Studies Prove, Once Again, Diversity Is Good For The Bottom Line

Studies Prove, Once Again, Diversity Is Good For The Bottom Line

Once again, hard data is backing up the point that diversity is good for business.

McKinsey & Co.’s new study, Delivering Through Diversity, makes the business case for inclusion, reinforcing the link between a company’s diversity and its financial performance and reminding businesses that it should be looked at as a competitive advantage and a driver of growth.

Companies in the top quartile for ethnic diversity in their executive teams are 33% more likely to outperform their industry financially, as measured by earnings before interest and taxes (EBIT) margins, according to the report. The correlation between companies that are more diverse ethnically and above-average profitability has held steady since McKinsey’s Why Diversity Matters report in 2014.

The boost is even bigger for companies that have diversified their board of directors. An inclusive boardroom makes a company 43% more likely to return an above-average financial performance.

The opposite holds true as well: companies that don’t value diversity are suffering financially for it. Companies in the fourth quartile of both ethnic and gender diversity are 29% more likely to underperform compared with their peers.

The McKinsey report, which defines diversity as a greater portion of women and a more mixed ethnic and cultural composition, surveyed roughly 1,000 companies in 12 countries, 33% of which were in the U.S. It notes that despite the proof, black executives continue to be underrepresented, especially black women and especially in the line roles which could propel them to the CEO pipeline.

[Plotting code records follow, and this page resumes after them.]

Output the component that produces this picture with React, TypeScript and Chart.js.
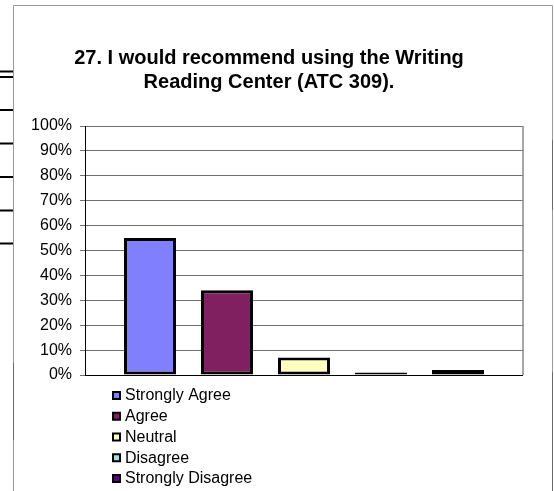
import React, { useEffect, useRef } from "react";
import { Chart, registerables } from "chart.js";

Chart.register(...registerables);

const TITLE_LINES = ["27. I would recommend using the Writing", "Reading Center (ATC 309)."];
const CATEGORIES = [""];
const SERIES_NAMES = ["Strongly Agree", "Agree", "Neutral", "Disagree", "Strongly Disagree"];
const SERIES_VALUES = [55, 34, 7, 1, 2];
const SERIES_COLORS = ["#8080FF", "#802060", "#FFFFC0", "#A0E0E0", "#600080"];
const Y_MIN = 0;
const Y_MAX = 100;
const Y_STEP = 10;

const FONT = "'Liberation Sans', Arial, Helvetica, sans-serif";

const framePlugin = {
  id: "frame",
  beforeDraw(chart: any) {
    const ctx = chart.ctx;
    ctx.save();
    ctx.fillStyle = "#ffffff";
    ctx.fillRect(0, 0, chart.width, chart.height);
    ctx.strokeStyle = "#9a9a9a";
    ctx.lineWidth = 1;
    ctx.beginPath();
    ctx.moveTo(13.5, chart.height);
    ctx.lineTo(13.5, 5.5);
    ctx.lineTo(552.5, 5.5);
    ctx.lineTo(552.5, chart.height);
    ctx.stroke();
    ctx.strokeStyle = "#6a6a6a";
    ctx.beginPath();
    ctx.moveTo(13.5, 363);
    ctx.lineTo(13.5, 440);
    ctx.moveTo(552.5, 140);
    ctx.lineTo(552.5, 210);
    ctx.moveTo(552.5, 372);
    ctx.lineTo(552.5, chart.height);
    ctx.stroke();
    ctx.fillStyle = "#000000";
    [70.5, 76, 109, 142.5, 176, 209.5, 242.5].forEach((y) => ctx.fillRect(0, y, 13, 2));
    ctx.restore();
  },
  afterDatasetsDraw(chart: any) {
    const { ctx, chartArea } = chart;
    ctx.save();
    ctx.strokeStyle = "#8a8a8a";
    ctx.lineWidth = 1.5;
    ctx.beginPath();
    ctx.moveTo(chartArea.right, chartArea.top);
    ctx.lineTo(chartArea.right, chartArea.bottom);
    ctx.stroke();
    ctx.restore();
  },
  afterDraw(chart: any) {
    const ctx = chart.ctx;
    ctx.save();
    ctx.fillStyle = "#000000";
    ctx.font = `bold 20px ${FONT}`;
    ctx.textAlign = "center";
    ctx.textBaseline = "alphabetic";
    TITLE_LINES.forEach((line, i) => ctx.fillText(line, 269, 63.5 + i * 24));
    ctx.font = `16px ${FONT}`;
    ctx.textAlign = "left";
    ctx.textBaseline = "middle";
    chart.data.datasets.forEach((ds: any, i: number) => {
      const cy = 395.5 + i * 20.75;
      ctx.fillStyle = "#000000";
      ctx.fillRect(112, cy - 4.5, 9, 9);
      ctx.fillStyle = ds.backgroundColor;
      ctx.fillRect(114, cy - 2.5, 5, 5);
      ctx.fillStyle = "#000000";
      ctx.fillText(ds.label, 125, cy + 0.5);
    });
    ctx.restore();
  },
};

export default function App() {
  const canvasRef = useRef<HTMLCanvasElement | null>(null);

  useEffect(() => {
    if (!canvasRef.current) return;
    const chart = new Chart(canvasRef.current, {
      type: "bar",
      data: {
        labels: CATEGORIES,
        datasets: SERIES_NAMES.map((name, i) => ({
          label: name,
          data: [SERIES_VALUES[i]],
          backgroundColor: SERIES_COLORS[i],
          borderColor: "#000000",
          borderWidth: 3,
          borderSkipped: false,
          categoryPercentage: 0.879,
          barPercentage: 0.675,
        })),
      },
      options: {
        responsive: false,
        animation: false,
        devicePixelRatio: 1,
        layout: { padding: { left: 0, right: 31, top: 126, bottom: 116 } },
        plugins: {
          legend: { display: false },
          title: { display: false },
          tooltip: { enabled: false },
        },
        scales: {
          x: { display: false },
          y: {
            min: Y_MIN,
            max: Y_MAX,
            afterFit: (scale: any) => {
              scale.width = 85;
            },
            ticks: {
              stepSize: Y_STEP,
              padding: 8,
              color: "#000000",
              font: { family: FONT, size: 16 },
              callback: (v: any) => `${v}%`,
            },
            grid: {
              color: (c: any) => (c.tick && c.tick.value === 0 ? "#000000" : "#707070"),
              tickColor: "#707070",
              tickLength: 5,
              lineWidth: 1,
            },
            border: { color: "#000000", width: 1 },
          },
        },
      },
      plugins: [framePlugin],
    });
    return () => chart.destroy();
  }, []);

  return (
    <div style={{ position: "absolute", left: 0, top: 0, width: 554, height: 491 }}>
      <canvas ref={canvasRef} width={554} height={491} style={{ display: "block" }} />
    </div>
  );
}
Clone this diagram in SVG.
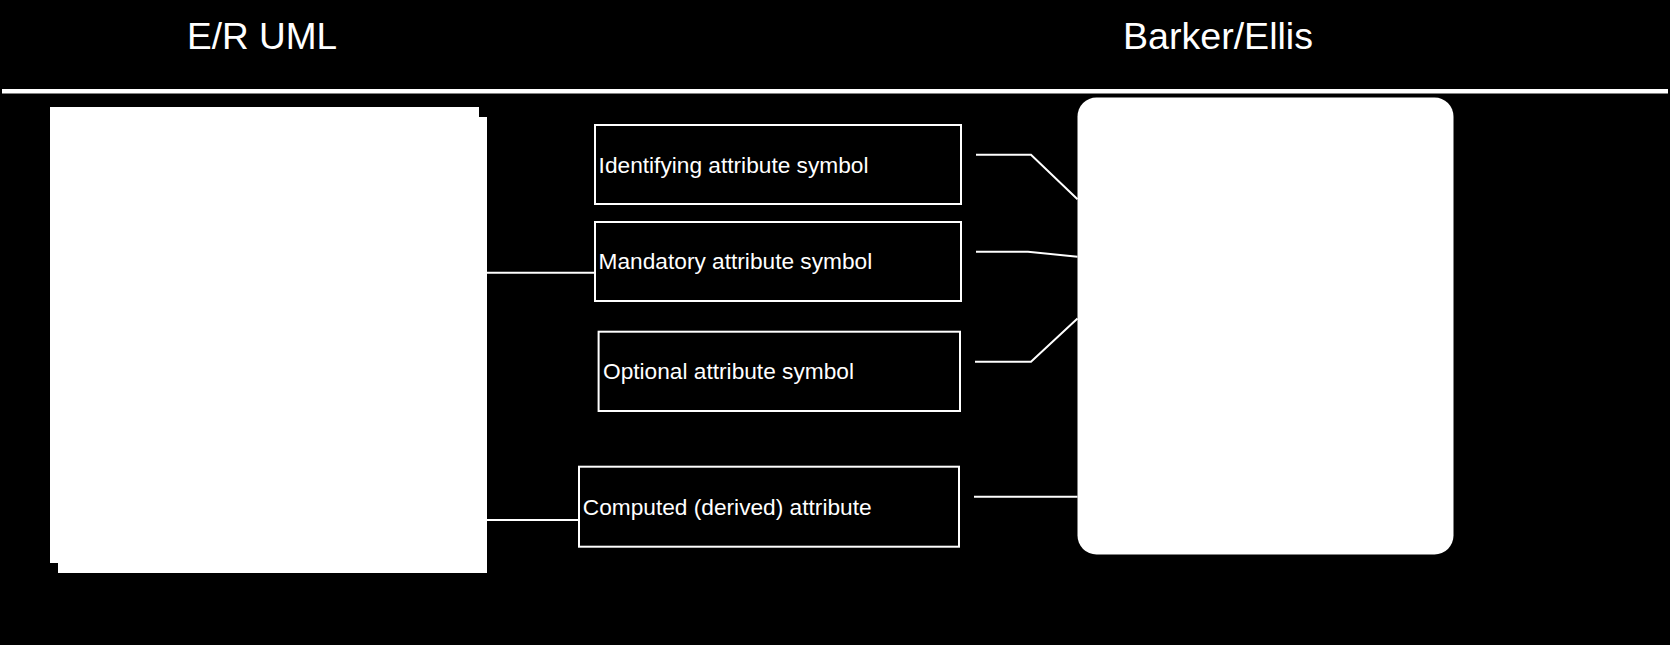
<svg xmlns="http://www.w3.org/2000/svg" width="1670" height="645" viewBox="0 0 1670 645">
<style>
.lbl{font-family:"Liberation Sans",Arial,sans-serif;font-size:22.7px;fill:#fff}
.ttl{font-family:"Liberation Sans",Arial,sans-serif;font-size:37px;fill:#fff}
.box{fill:#000;stroke:#fff;stroke-width:2}
.conn{fill:none;stroke:#fff;stroke-width:2}
</style>
<rect x="0" y="0" width="1670" height="645" fill="#000"/>
<g id="titles">
<text class="ttl" x="187" y="49">E/R UML</text>
<text class="ttl" x="1123" y="49" textLength="190" lengthAdjust="spacingAndGlyphs">Barker/Ellis</text>
<line x1="2" y1="91.3" x2="1668" y2="91.3" stroke="#fff" stroke-width="4.5"/>
</g>
<g id="uml-entity">
<rect x="58" y="117" width="429" height="456" fill="#fff"/>
<rect x="50" y="107" width="429" height="456" fill="#fff"/>
</g>
<g id="barker-entity">
<rect x="1077.5" y="97.5" width="376" height="457" rx="19" ry="19" fill="#fff"/>
</g>
<g id="connectors">
<line class="conn" x1="487" y1="272.7" x2="595" y2="272.7"/>
<line class="conn" x1="487" y1="520" x2="579" y2="520"/>
<polyline class="conn" points="976,154.7 1031,154.7 1077.5,199.3"/>
<polyline class="conn" points="976,251.7 1028,251.7 1077.5,256.7"/>
<polyline class="conn" points="975,361.7 1031,361.7 1077.5,318.5"/>
<line class="conn" x1="974" y1="496.7" x2="1077.5" y2="496.7"/>
</g>
<g id="identifying">
<rect class="box" x="595" y="125" width="366" height="79"/>
<text class="lbl" x="598.6" y="173.3">Identifying attribute symbol</text>
</g>
<g id="mandatory">
<rect class="box" x="595" y="222" width="366" height="79"/>
<text class="lbl" x="598.6" y="269.3">Mandatory attribute symbol</text>
</g>
<g id="optional">
<rect class="box" x="598.6" y="331.7" width="361.4" height="79.3"/>
<text class="lbl" x="603" y="379.3">Optional attribute symbol</text>
</g>
<g id="computed">
<rect class="box" x="579" y="466.7" width="380" height="80"/>
<text class="lbl" x="582.8" y="515">Computed (derived) attribute</text>
</g>
</svg>
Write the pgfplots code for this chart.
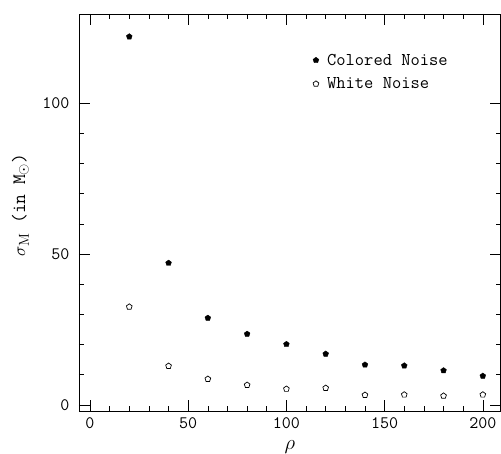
\documentclass[border=0pt]{standalone}
\usepackage{pgfplots}
\pgfplotsset{compat=1.18}
\newcommand\tickfont{\ttfamily\fontsize{17.5}{20}\selectfont}
\newcommand\legfont{\ttfamily\fontsize{18}{21}\selectfont}

\begin{document}
\begin{tikzpicture}
\begin{axis}[
    scale only axis,
    width=421.5pt, height=397pt,
    xmin=-5.6, xmax=209,
    ymin=-2, ymax=129.5,
    xtick={0,50,100,150,200},
    ytick={0,50,100},
    minor x tick num=4,
    minor y tick num=4,
    tick align=inside,
    major tick length=11pt,
    minor tick length=5pt,
    every tick/.style={black, line width=0.6pt},
    axis line style={line width=0.7pt},
    /pgf/number format/assume math mode=true,
    tick label style={font=\tickfont},
    xticklabel style={yshift=-3pt},
    yticklabel style={xshift=-6pt},
    xlabel={$\rho$},
    x label style={font=\fontsize{21}{24}\selectfont, at={(axis description cs:0.5,0)}, anchor=north, yshift=-26pt},
    ylabel={$\sigma_{\mathrm{M}}$\hspace{0.5em}(in\hspace{0.5em}M$_\odot$)},
    y label style={font=\ttfamily\fontsize{19}{22}\selectfont, at={(axis description cs:-0.139,0.519)}, anchor=center},
    legend style={draw=none, fill=none, font=\legfont, at={(axis description cs:0.547,0.91)}, anchor=north west, row sep=7pt, nodes={inner xsep=2pt}},
    legend cell align=left,
    legend image code/.code={
        \path (-3pt,0pt) (9pt,0pt);
        \draw[mark repeat=1,#1] plot coordinates {(0pt,0pt)};
    },
]
\addplot[only marks, mark=pentagon*, mark size=3pt, black] coordinates {
    (20,122) (40,47) (60,28.8) (80,23.5) (100,20.1)
    (120,16.9) (140,13.3) (160,13.0) (180,11.4) (200,9.6)
};
\addlegendentry{Colored Noise}
\addplot[only marks, mark=pentagon, mark size=3pt, black, mark options={line width=0.7pt}] coordinates {
    (20,32.5) (40,12.9) (60,8.6) (80,6.6) (100,5.3)
    (120,5.6) (140,3.3) (160,3.4) (180,3.0) (200,3.4)
};
\addlegendentry{White Noise}
\end{axis}
\pgfresetboundingbox
\useasboundingbox ([xshift=-79pt,yshift=-43pt]current axis.south west) rectangle ([xshift=0.5pt,yshift=14pt]current axis.north east);
\end{tikzpicture}
\end{document}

The Boston Consulting Group recently released its own report, How Diverse Leadership Teams Boost Innovation. It found a strong correlation between the diversity of a company’s leadership teams and innovation within the company that drives the bottom line. Specifically, management teams with above-average diversity reported a higher percentage of innovation revenues—sales from products and services launched in the last three years.

Diverse companies also enjoyed better overall financial performance, with EBIT margins for those companies coming in at nearly 10 percentage points higher than for companies with below-average diversity on their management teams.

“Diversity offers organizations a wide range of benefits, and our analysis shows that having a more heterogeneous team can deliver measurable gains in innovation and financial performance,” said Rocío Lorenzo, a partner at BCG and coauthor of the report, in a statement.

“Multifaceted teams offer a robust range of perspectives, and this allows organizations to formulate strategic solutions that can help them efficiently accomplish their goals, overcome challenges, and bring new ideas to the table.”

The BCG report surveyed employees at more than 1,700 companies in the U.S. and seven other countries across Europe, Asia, and South America. It looked at the management level for diversity across gender, age, nationality, career path, industry background, and education. The study also makes the case that even a small change in the makeup of the management team, or a couple of dozen people for a hypothetical company with 50,000 employees, can make a difference.